The primary aim of the Act and the Bill remains to ensure that markets are competitive in nature and firms do not witness any difficulties in accessing the markets due to entry barriers and anti-competitive practices. Still, the Bill in its current form can lead to a position where innovation is stifled as conditions are imposed on SSDEs. The proposed law must uphold the value of competition and ensure that state regulation in its aim of prevention of unfair practices does not create impediments in the jurisprudence.
IV. A Qualitative Comparison with the Digital Markets Act and the Powers of the State
The Indian Competition bill draws heavily from the Digital Markets Act (‘DMA’). The DMA under Article 3 lays down qualifications for the designation of ‘gatekeepers’ (akin to SSDEs in the Bill). On a comparative analysis of designations of SSDEs and gatekeepers, the DMA is similar in nature to the Bill, but a unique aspect about the bill remains the exemptions it provides to state-owned enterprises, giving an effective virtue monopoly to the state in the industries and markets the state deems fit under section 38 of the Bill.
The Bill provides a threefold criterion for the same, i.e. (a) interest of the security of the State or public interest, (b) accordance with any obligation assumed by India, (c) only in respect of activities relatable to the discharge of the sovereign functions.

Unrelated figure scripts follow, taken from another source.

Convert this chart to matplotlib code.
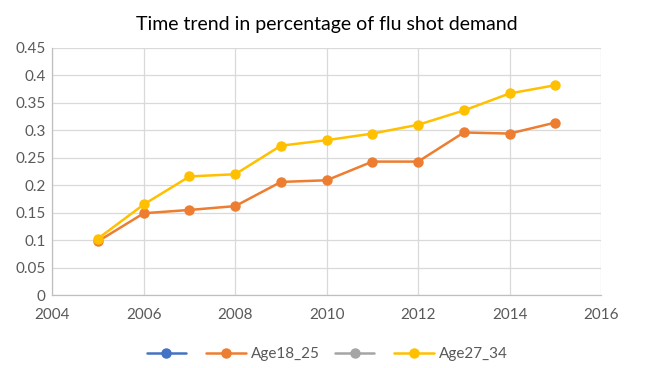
import matplotlib
matplotlib.use('Agg')
import matplotlib.pyplot as plt
from matplotlib.ticker import MultipleLocator, FuncFormatter

years = [2005, 2006, 2007, 2008, 2009, 2010, 2011, 2012, 2013, 2014, 2015]
age18_25 = [0.098, 0.149, 0.155, 0.162, 0.206, 0.209, 0.243, 0.243, 0.296, 0.294, 0.314]
age27_34 = [0.103, 0.165, 0.216, 0.220, 0.272, 0.282, 0.294, 0.310, 0.336, 0.367, 0.382]
# two series in the legend have no visible points
blank_a = []
blank_b = []

plt.rcParams['font.family'] = ['Lato', 'DejaVu Sans']

fig = plt.figure(figsize=(6.54, 3.68), dpi=100)
ax = fig.add_axes([0.080, 0.198, 0.839, 0.672])

style = dict(lw=1.8, marker='o', ms=6.5, solid_capstyle='round')
h1, = ax.plot(blank_a, blank_a, color='#4472C4', **style)
h2, = ax.plot(years, age18_25, color='#ED7D31', **style)
h3, = ax.plot(blank_b, blank_b, color='#A5A5A5', **style)
h4, = ax.plot(years, age27_34, color='#FFC000', **style)

ax.set_xlim(2004, 2016)
ax.set_ylim(0, 0.45)
ax.xaxis.set_major_locator(MultipleLocator(2))
ax.yaxis.set_major_locator(MultipleLocator(0.05))
ax.yaxis.set_major_formatter(FuncFormatter(lambda v, p: '0' if abs(v) < 1e-9 else ('%.2f' % v).rstrip('0')))

ax.grid(True, color='#D9D9D9', lw=0.9)
ax.set_axisbelow(True)
for s in ['top', 'right']:
    ax.spines[s].set_visible(False)
for s in ['left', 'bottom']:
    ax.spines[s].set_color('#BFBFBF')
    ax.spines[s].set_linewidth(0.9)
ax.tick_params(length=0, colors='#595959', labelsize=11)
ax.tick_params(axis='x', pad=9)
ax.tick_params(axis='y', pad=5)

ax.set_title('Time trend in percentage of flu shot demand', fontsize=14, color='#000000', pad=13)

fig.legend([h1, h2, h3, h4], ['', 'Age18_25', '', 'Age27_34'], loc='lower center',
           bbox_to_anchor=(0.5, -0.018), ncol=4, frameon=False, fontsize=11,
           labelcolor='#595959', handlelength=2.6, columnspacing=1.0, handletextpad=0.3)

fig.savefig('out.png', dpi=100)
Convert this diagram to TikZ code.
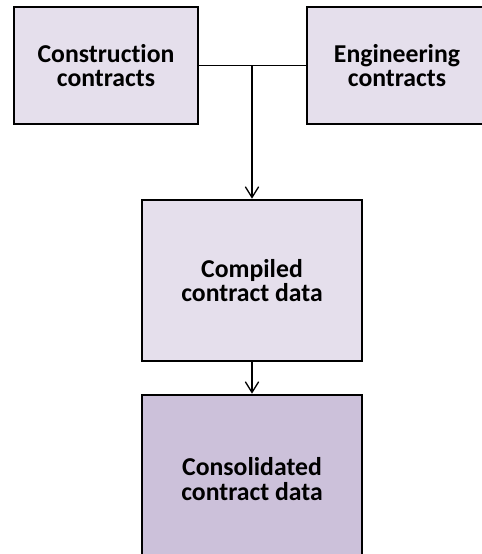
\documentclass[tikz,border=0pt]{standalone}
\usepackage{fontspec}
\setmainfont{Carlito}[RawFeature=-liga]
\usetikzlibrary{arrows.meta}

\definecolor{boxlight}{RGB}{229,223,236}
\definecolor{boxdark}{RGB}{204,193,218}

\tikzset{every picture/.style={line width=0.75pt}}
\tikzset{
  flowbox/.style={draw=black, line width=2pt, fill=boxlight, align=center,
    inner sep=0.75pt, font=\fontsize{19.3}{18.5}\selectfont\bfseries},
  flowarrow/.style={line width=1pt, -{Straight Barb[length=8pt,width=10pt]}}
}

\begin{document}
\begin{tikzpicture}[x=0.75pt,y=0.75pt,yscale=-1,xscale=1]
\useasboundingbox (0,0) rectangle (482,554);
\clip (0,0) rectangle (482,554);

% Text Node
\node (construction) [flowbox, minimum width=184*0.75pt, minimum height=117*0.75pt] at (106,65.5) {Construction\\contracts};
% Text Node
\node (engineering) [flowbox, minimum width=180*0.75pt, minimum height=117*0.75pt] at (397,65.5) {Engineering\\contracts};
% Text Node
\node (compiled) [flowbox, minimum width=220*0.75pt, minimum height=161*0.75pt] at (252,280.5) {Compiled\\contract data};
% Text Node
\node (consolidated) [flowbox, fill=boxdark, minimum width=220*0.75pt, minimum height=168*0.75pt] at (252,479) {Consolidated\\contract data};

%Straight Lines
\draw [line width=1pt] (construction.east) -- (engineering.west);
\coordinate (join) at (compiled.north |- construction.east);
%Straight Lines
\draw [flowarrow] (join) -- (compiled.north);
%Straight Lines
\draw [flowarrow] (compiled.south) -- (consolidated.north);

\end{tikzpicture}
\end{document}
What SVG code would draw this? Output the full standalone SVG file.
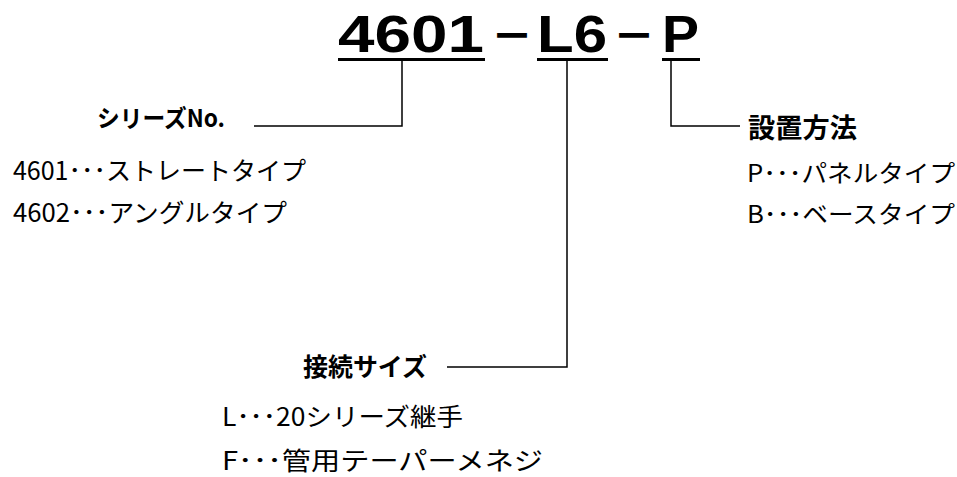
<svg xmlns="http://www.w3.org/2000/svg" width="957" height="477" viewBox="0 0 957 477">
<style>
text{fill:#000;font-family:"Noto Sans CJK JP","Liberation Sans",sans-serif}
.title{font-family:"Liberation Sans","Noto Sans CJK JP",sans-serif;font-weight:bold;font-size:52px}
.dash{font-family:"Noto Sans CJK JP",sans-serif;font-weight:bold;font-size:46px}
.head{font-weight:bold}
.ul{stroke:#000;stroke-width:3;fill:none}
.conn{stroke:#000;stroke-width:1.5;fill:none}
</style>
<rect width="957" height="477" fill="#fff"/>
<g id="title">
<text class="title" y="52"><tspan x="338" textLength="146" lengthAdjust="spacingAndGlyphs">4601</tspan><tspan class="dash" x="491" textLength="42" lengthAdjust="spacingAndGlyphs">－</tspan><tspan x="537" textLength="70" lengthAdjust="spacingAndGlyphs">L6</tspan><tspan class="dash" x="613" textLength="42" lengthAdjust="spacingAndGlyphs">－</tspan><tspan x="662" textLength="37" lengthAdjust="spacingAndGlyphs">P</tspan></text>
<line class="ul" x1="338" y1="59.5" x2="485" y2="59.5"/>
<line class="ul" x1="537" y1="59.5" x2="608" y2="59.5"/>
<line class="ul" x1="662" y1="59.5" x2="700" y2="59.5"/>
</g>
<g id="connectors">
<polyline class="conn" points="402,61 402,126 254,126"/>
<polyline class="conn" points="567,61 567,367 447,367"/>
<polyline class="conn" points="671,61 671,126 740,126"/>
</g>
<g id="series">
<text class="head" x="97" y="127" font-size="24" textLength="128" lengthAdjust="spacingAndGlyphs">シリーズNo.</text>
<text x="13" y="180" font-size="25" textLength="293" lengthAdjust="spacingAndGlyphs">4601･･･ストレートタイプ</text>
<text x="13" y="222" font-size="25" textLength="274" lengthAdjust="spacingAndGlyphs">4602･･･アングルタイプ</text>
</g>
<g id="mount">
<text class="head" x="748" y="138" font-size="27" textLength="109" lengthAdjust="spacingAndGlyphs">設置方法</text>
<text x="747" y="182" font-size="24" textLength="208" lengthAdjust="spacingAndGlyphs">P･･･パネルタイプ</text>
<text x="747" y="223" font-size="24" textLength="208" lengthAdjust="spacingAndGlyphs">B･･･ベースタイプ</text>
</g>
<g id="size">
<text class="head" x="303" y="376" font-size="25" textLength="124" lengthAdjust="spacingAndGlyphs">接続サイズ</text>
<text x="222" y="426" font-size="25" textLength="241" lengthAdjust="spacingAndGlyphs">L･･･20シリーズ継手</text>
<text x="222" y="470" font-size="25" textLength="321" lengthAdjust="spacingAndGlyphs">F･･･管用テーパーメネジ</text>
</g>
</svg>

The criteria are certainly vague in nature, but the assumption for the same based on the Manoj Govil Committee is economic viability and stability of several state-owned Industries; this is starkly in contrast with the DMA, where the state considers exceptions only in the cases of public health and security under its Article 3.
The bill's provision of exemptions can act against the interest of the market; such special privileges to state-owned enterprises can create disparity in the market and act against the interest of the economy, and hence, they should be well–defined and scantly used.
V. Conclusion
The liberalization of markets in 1991 led to immense wealth and employment creation in India, it marked India’s foray into a competitive world where innovation was promoted, the Competition Act and subsequent jurisprudence laid out post-2002 added to the success of markets in India with regulations fit and apt for the markets and the CCI and the competition jurisprudence should move in the same direction.
While reforms are needed to ensure free and fair markets, especially with the rise of BigTech, the DCB in its current form can lead to throttling of innovation and the spirit of growth of start-ups in India. The copy-pasting of the European DMA with tweaks for the Indian markets can have contrary effects to what is expected. A lenient approach by the central government and the CCI is key in ensuring that the thresholds are applied in a manner which does not curtail competition in India.